Re: Differential backup - Mailing list pgsql-hackers

From Kevin Grittner
Subject Re: Differential backup
Date
Msg-id 4BD6A7570200002500030E54@gw.wicourts.gov
Whole thread Raw
In response to Differential backup  (Simon Riggs <simon@2ndQuadrant.com>)
Responses Re: Differential backup  (Simon Riggs <simon@2ndQuadrant.com>)
Re: Differential backup  (Michael Tharp <gxti@partiallystapled.com>)
Re: Differential backup  (Hannu Krosing <hannu@2ndquadrant.com>)
List pgsql-hackers
Simon Riggs <simon@2ndQuadrant.com> wrote:
> Thinking about allowing a backup to tell which files have changed
> in the database since last backup. This would allow an external
> utility to copy away only changed files.
> 
> Now there's a few ways of doing this and many will say this is
> already possible using file access times.

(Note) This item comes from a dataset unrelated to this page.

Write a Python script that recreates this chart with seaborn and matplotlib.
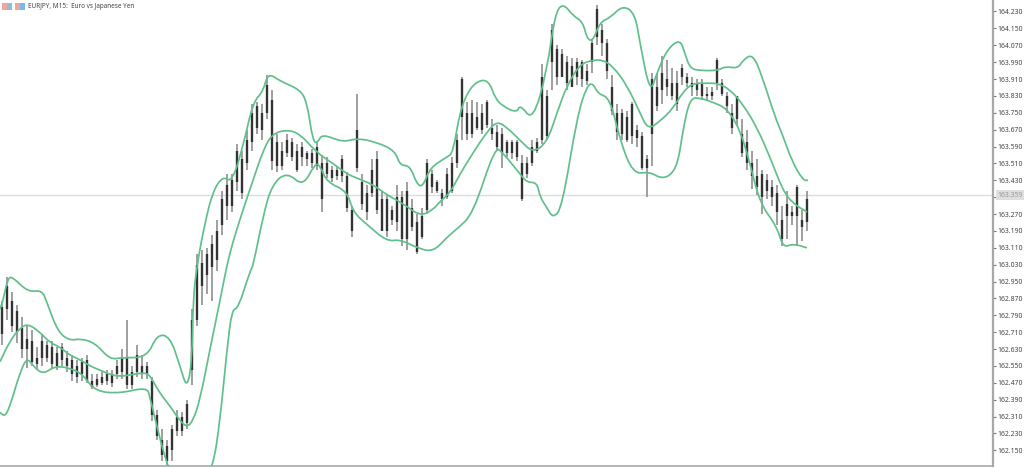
import numpy as np
import pandas as pd
import seaborn as sns
import matplotlib
matplotlib.use("Agg")
import matplotlib.pyplot as plt
from matplotlib.patches import Rectangle, PathPatch
from matplotlib.path import Path

title_text = "EURJPY, M15:  Euro vs Japanese Yen"
last_price_label = "163.359"
last_price = 163.36
tick_labels = ["164.230","164.150","164.070","163.990","163.910","163.830","163.750","163.670","163.590",
               "163.510","163.430","163.350","163.270","163.190","163.110","163.030","162.950","162.870",
               "162.790","162.710","162.630","162.550","162.470","162.390","162.310","162.230","162.150"]

body_top = [162.83,162.93,162.86,162.81,162.73,162.68,162.67,162.59,162.67,162.65,162.64,162.61,162.64,162.59,162.58,162.55,162.57,162.58,162.48,162.49,
162.50,162.51,162.51,162.55,162.59,162.59,162.52,162.60,162.55,162.55,162.48,162.32,162.20,162.17,162.25,162.31,162.31,162.37,162.77,163.03,
163.04,163.08,163.13,163.19,163.34,163.41,163.43,163.57,163.53,163.62,163.75,163.78,163.75,163.88,163.81,163.61,163.57,163.62,163.61,163.57,
163.59,163.56,163.56,163.59,163.51,163.51,163.48,163.48,163.53,163.45,163.29,163.67,163.42,163.37,163.48,163.53,163.34,163.34,163.29,163.35,
163.35,163.38,163.30,163.23,163.26,163.51,163.46,163.42,163.37,163.46,163.51,163.62,163.91,163.75,163.75,163.73,163.75,163.80,163.68,163.66,
163.65,163.61,163.61,163.61,163.51,163.51,163.59,163.61,163.92,163.83,164.14,164.05,164.03,163.99,163.97,163.99,163.99,163.95,164.08,164.24,
164.14,164.08,163.87,163.75,163.75,163.73,163.79,163.67,163.64,163.53,163.91,163.87,163.94,163.91,163.89,163.89,163.96,163.92,163.89,163.89,
163.89,163.84,163.85,164.00,163.89,163.83,163.75,163.83,163.65,163.61,163.51,163.45,163.46,163.43,163.40,163.37,163.24,163.32,163.28,163.40,
163.24,163.34]
body_bottom = [162.70,162.82,162.74,162.71,162.63,162.63,162.57,162.56,162.59,162.59,162.56,162.55,162.58,162.55,162.51,162.50,162.51,162.48,162.45,162.46,
162.47,162.48,162.47,162.51,162.52,162.46,162.46,162.52,162.51,162.51,162.32,162.22,162.13,162.10,162.15,162.24,162.24,162.28,162.53,162.77,
162.93,162.98,163.02,163.05,163.22,163.31,163.31,163.42,163.37,163.51,163.61,163.68,163.67,163.75,163.52,163.50,163.50,163.56,163.54,163.48,
163.54,163.53,163.51,163.50,163.34,163.46,163.44,163.45,163.45,163.30,163.19,163.49,163.32,163.28,163.37,163.29,163.19,163.19,163.24,163.23,
163.15,163.15,163.21,163.09,163.16,163.29,163.40,163.38,163.34,163.35,163.38,163.51,163.73,163.65,163.65,163.68,163.67,163.69,163.65,163.59,
163.56,163.56,163.56,163.54,163.34,163.46,163.51,163.57,163.62,163.64,163.99,163.92,163.92,163.89,163.87,163.92,163.91,163.90,163.99,164.11,
164.08,163.95,163.76,163.66,163.65,163.62,163.64,163.63,163.49,163.49,163.65,163.78,163.86,163.87,163.83,163.79,163.92,163.89,163.87,163.86,
163.83,163.83,163.83,163.89,163.84,163.78,163.68,163.72,163.56,163.51,163.45,163.40,163.35,163.38,163.35,163.28,163.15,163.26,163.26,163.26,
163.21,163.23]
high = [162.86,162.97,162.90,162.84,162.78,162.74,162.72,162.64,162.70,162.67,162.67,162.64,162.66,162.62,162.60,162.58,162.59,162.60,162.51,162.51,
162.52,162.53,162.53,162.58,162.63,162.77,162.55,162.65,162.60,162.57,162.50,162.34,162.25,162.20,162.27,162.34,162.33,162.39,162.82,163.08,
163.10,163.11,163.17,163.24,163.38,163.46,163.46,163.60,163.57,163.67,163.79,163.80,163.79,163.93,163.86,163.65,163.61,163.65,163.63,163.60,
163.61,163.57,163.58,163.61,163.55,163.54,163.50,163.50,163.55,163.47,163.31,163.84,163.46,163.41,163.53,163.57,163.38,163.36,163.31,163.41,
163.38,163.42,163.34,163.27,163.30,163.53,163.48,163.43,163.39,163.49,163.54,163.65,163.92,163.80,163.81,163.80,163.79,163.81,163.72,163.69,
163.68,163.62,163.62,163.62,163.55,163.54,163.62,163.63,163.98,163.86,164.17,164.07,164.05,164.02,164.01,164.01,164.00,163.98,164.10,164.26,
164.17,164.10,163.93,163.79,163.77,163.76,163.80,163.69,163.66,163.55,163.94,163.94,164.02,164.00,163.96,163.95,163.98,163.94,163.92,163.91,
163.91,163.87,163.87,164.01,163.91,163.85,163.79,163.83,163.72,163.67,163.57,163.53,163.48,163.46,163.43,163.41,163.31,163.38,163.31,163.41,
163.29,163.38]
low = [162.65,162.77,162.71,162.66,162.59,162.54,162.55,162.53,162.55,162.57,162.54,162.53,162.55,162.52,162.48,162.47,162.48,162.47,162.44,162.45,
162.46,162.46,162.45,162.49,162.49,162.44,162.44,162.50,162.49,162.49,162.29,162.20,162.10,162.08,162.10,162.22,162.22,162.25,162.46,162.74,
162.84,162.89,162.86,163.00,163.17,163.24,163.28,163.38,163.34,163.48,163.57,163.65,163.62,163.72,163.48,163.47,163.48,163.54,163.52,163.47,
163.50,163.50,163.49,163.48,163.28,163.44,163.42,163.43,163.42,163.28,163.16,163.47,163.29,163.24,163.35,163.27,163.19,163.16,163.22,163.19,
163.12,163.10,163.19,163.08,163.15,163.27,163.37,163.37,163.31,163.34,163.37,163.49,163.62,163.62,163.63,163.67,163.65,163.68,163.62,163.57,
163.49,163.54,163.53,163.52,163.33,163.44,163.50,163.56,163.60,163.62,163.86,163.88,163.92,163.86,163.87,163.88,163.87,163.88,163.94,164.07,
164.02,163.91,163.74,163.62,163.62,163.61,163.60,163.59,163.48,163.35,163.50,163.76,163.79,163.83,163.81,163.76,163.88,163.87,163.83,163.83,
163.81,163.81,163.81,163.86,163.83,163.75,163.65,163.69,163.54,163.48,163.39,163.36,163.27,163.34,163.31,163.22,163.12,163.15,163.22,163.12,
163.14,163.19]

mid_t = [0,10,20,28,40,50,60,70,80,90,100,110,120,133,147,153,160,170,180,187,193,200,210,220,227,233,243,253,263,272,287,300,317,333,347,357,373,387,403,420,433,440,450,460,473,487,497,507,520,533,547,557,567,580,593,603,613,627,640,648,660,673,683,693,707,718,730,743,757,770,783,793,807]
mid_band = [162.57,162.67,162.73,162.75,162.71,162.66,162.64,162.60,162.58,162.55,162.53,162.51,162.50,162.51,162.52,162.48,162.42,162.36,162.29,162.26,162.29,162.39,162.63,162.86,163.03,163.14,163.29,163.43,163.57,163.65,163.67,163.65,163.56,163.51,163.46,163.44,163.41,163.36,163.32,163.26,163.29,163.33,163.37,163.46,163.56,163.66,163.71,163.68,163.62,163.56,163.61,163.75,163.88,163.98,164.00,164.00,163.97,163.88,163.75,163.67,163.71,163.77,163.85,163.89,163.89,163.89,163.86,163.79,163.68,163.54,163.38,163.32,163.28]

upper_t = [0,3,8,13,28,42,47,58,70,80,95,110,122,147,157,170,180,187,192,193,197,205,213,223,232,243,253,263,268,280,300,307,313,318,322,343,357,377,395,400,410,417,423,430,447,453,460,470,482,490,495,503,517,520,533,547,555,563,573,583,587,593,600,610,623,635,640,650,657,667,680,685,690,700,718,725,738,743,753,763,775,783,792,803,808]
upper_band = [162.82,162.86,162.97,162.97,162.90,162.91,162.85,162.71,162.67,162.68,162.66,162.58,162.59,162.59,162.70,162.69,162.55,162.44,162.57,162.86,163.03,163.23,163.38,163.45,163.42,163.59,163.80,163.85,163.94,163.90,163.86,163.80,163.61,163.61,163.65,163.61,163.63,163.61,163.57,163.50,163.50,163.41,163.40,163.49,163.54,163.56,163.76,163.87,163.91,163.89,163.82,163.78,163.75,163.79,163.71,163.95,164.22,164.27,164.21,164.18,164.10,164.09,164.18,164.20,164.26,164.22,164.08,163.84,163.94,164.05,164.10,164.03,163.96,163.95,163.95,163.97,163.96,164.00,164.03,163.91,163.73,163.64,163.52,163.43,163.43]

lower_t = [0,5,10,20,27,33,43,55,70,83,95,120,147,150,167,175,187,200,213,220,227,232,238,250,253,263,272,287,303,315,320,327,347,353,367,387,400,417,433,447,457,473,495,503,520,527,537,540,547,553,562,577,587,593,598,610,620,633,650,660,670,678,683,690,700,713,727,740,750,760,777,783,793,807]
lower_band = [162.33,162.31,162.36,162.52,162.59,162.55,162.51,162.55,162.54,162.51,162.43,162.42,162.45,162.40,162.07,162.03,162.08,161.96,162.07,162.29,162.63,162.82,162.82,163.00,163.02,163.26,163.41,163.47,163.40,163.51,163.50,163.42,163.38,163.28,163.22,163.14,163.15,163.11,163.09,163.16,163.20,163.27,163.59,163.56,163.46,163.42,163.42,163.35,163.30,163.25,163.30,163.73,163.88,163.89,163.84,163.82,163.62,163.46,163.47,163.44,163.45,163.51,163.67,163.82,163.82,163.80,163.77,163.67,163.51,163.32,163.21,163.11,163.13,163.11]

sns.set_theme(style="white")
plt.rcParams["font.family"] = ["Noto Sans", "DejaVu Sans"]

fig = plt.figure(figsize=(10.24, 4.68), dpi=100, facecolor="white")
ax = fig.add_axes([0, 2/468, 993/1024, 466/468])
ax.set_facecolor("white")
ax.set_xlim(0, 993)
ax.set_ylim(164.2845 - 466/211, 164.2845)

candles = pd.DataFrame({"t": 2 + 5*np.arange(len(high)), "high": high, "low": low,
                        "top": body_top, "bottom": body_bottom})

ax.axhline(last_price, color="#dcdcdc", lw=1.0, zorder=1)
ax.vlines(candles["t"], candles["low"], candles["high"], color="#8f8f8f", lw=1.2, zorder=2)
ax.vlines(candles["t"], candles["bottom"], candles["top"], color="#333333", lw=1.7, zorder=3)

green = "#60c08c"


def round_line(line):
    """Redraw a seaborn line with rounded corners, its vertices acting as curve controls."""
    xy = line.get_xydata()
    verts = [xy[0], (xy[0] + xy[1]) / 2]
    codes = [Path.MOVETO, Path.LINETO]
    for i in range(1, len(xy) - 1):
        verts += [xy[i], (xy[i] + xy[i + 1]) / 2]
        codes += [Path.CURVE3, Path.CURVE3]
    verts.append(xy[-1])
    codes.append(Path.LINETO)
    ax.add_patch(PathPatch(Path(np.array(verts), codes), fc="none", ec=line.get_color(),
                           lw=line.get_linewidth(), zorder=line.get_zorder()))
    line.set_visible(False)


for t, band in [(upper_t, upper_band), (mid_t, mid_band), (lower_t, lower_band)]:
    frame = pd.DataFrame({"t": t, "price": band})
    sns.lineplot(data=frame, x="t", y="price", ax=ax, color=green, lw=1.25,
                 estimator=None, sort=False, zorder=4, legend=False)
    round_line(ax.lines[-1])

ax.set_xlabel("")
ax.set_ylabel("")
ax.set_xticks([])
tick_values = [float(s) for s in tick_labels]
ax.yaxis.tick_right()
ax.set_yticks(tick_values)
ax.set_yticklabels(tick_labels)
ax.tick_params(axis="y", right=True, length=2, width=0.8, color="#777777", pad=1,
               labelsize=4.9, labelcolor="#444444")
for s in ["top", "left"]:
    ax.spines[s].set_visible(False)
ax.spines["right"].set_color("#a8a8a8")
ax.spines["right"].set_linewidth(1.6)
ax.spines["bottom"].set_color("#a8a8a8")
ax.spines["bottom"].set_linewidth(1.2)

ax.get_yticklabels()[11].set_visible(False)
ax.annotate(last_price_label, xy=(1, last_price), xycoords=("axes fraction", "data"),
            xytext=(3, 0), textcoords="offset points", fontsize=4.9, color="#9a9a9a", va="center", ha="left",
            annotation_clip=False, zorder=6, bbox=dict(boxstyle="square,pad=0.2", fc="#dedede", ec="none"))

fig.text(28/1024, 1 - 6/468, title_text, fontsize=4.6, color="#444444", va="center", ha="left")
for x0, c in [(2, "#f2a59c"), (7, "#8dbce6"), (15, "#f2a59c"), (20, "#7db6ea")]:
    fig.add_artist(Rectangle((x0/1024, 1 - 9.5/468), 4.5/1024, 6.5/468, transform=fig.transFigure,
                             fc=c, ec="none"))

fig.savefig("out.png", dpi=100)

Who would say otherwise?  Under what circumstances would PostgreSQL
modify a file without changing the "last modified" timestamp or the
file size?  If you're concerned about the converse, with daemon-
based rsync you can copy just the modified portions of a file on
which the directory information has changed.  Or is this targeting
platforms which don't have rsync?
> An explicit mechanism where Postgres could authoritatively say
> which files have changed would make many feel safer, especially
> when other databases also do this.
Why?  I must be missing something, because my feeling is that if you
can't trust your OS to cover something like this, how can you trust
any application *running* under that OS to do it?
> Is this route worthwhile?
I'm not seeing it, but I could be missing something.  Can you
describe a use case where this would be beneficial?